Del Rey goes back to her well of swooning melodies, twanging guitars, Twin Peaks-ish Americana and cinematic ballads about women in love with ne’er-do-wells

We live in a world of terrifying flux and instability, where any consideration of what might happen next comes with a side order of blind terror. If you were looking to understand the appeal of Lana Del Rey, eight years and five albums since her commercial breakthrough, you might alight on the fact that she offers a certain respite from uncertainty. You put her albums on and know more or less exactly what will happen next. There will be ballads decorated with cinematic orchestration. Guitars will twang and electronics will waft and surge in a manner that evokes Angelo Badalementi’s soundtrack to Twin Peaks, and her voice will be swathed in reverb in a manner that evokes Hope Sandoval of Mazzy Star.

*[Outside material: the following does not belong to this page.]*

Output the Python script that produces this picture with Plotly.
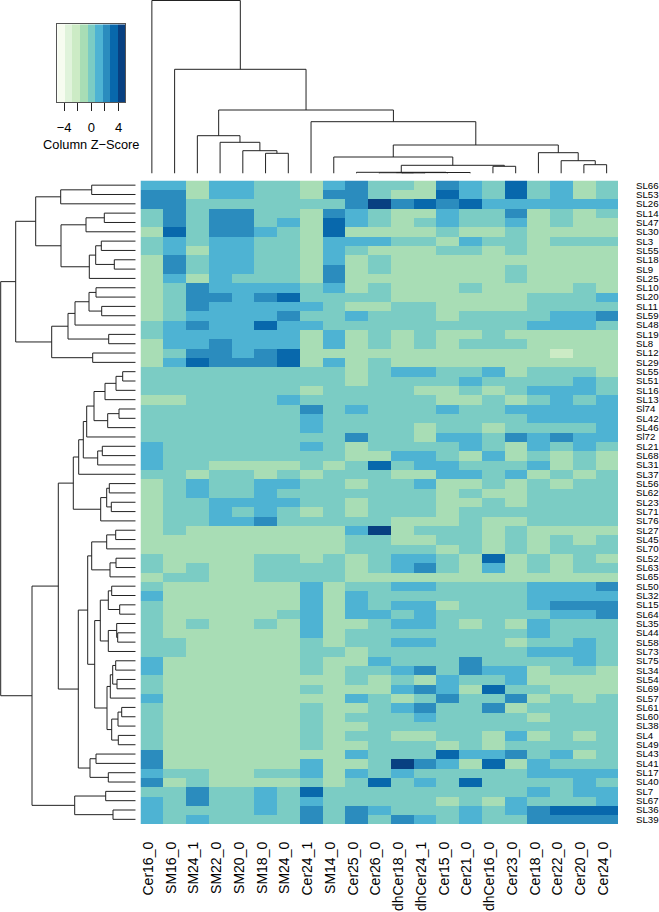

The vocals will have a dead-eyed quality at odds with the yearning ache of the lyrics, in which girls will simper after brooding n’er-do-wells they invariably address as “baby”. A world will be conjured in which every woman is a weak, willing victim and every man an unmitigated tosser and dark intimations of sexual exploitation and violence will co-exist with a kind of 80s Athena poster version of dangerous masculinity: whatever the song, she will invariably sound like she’s singing to a monochrome Matt Dillon lookalike in a white vest, carrying a truck tyre against a desert backdrop, a cigarette dangling from his bruised lips.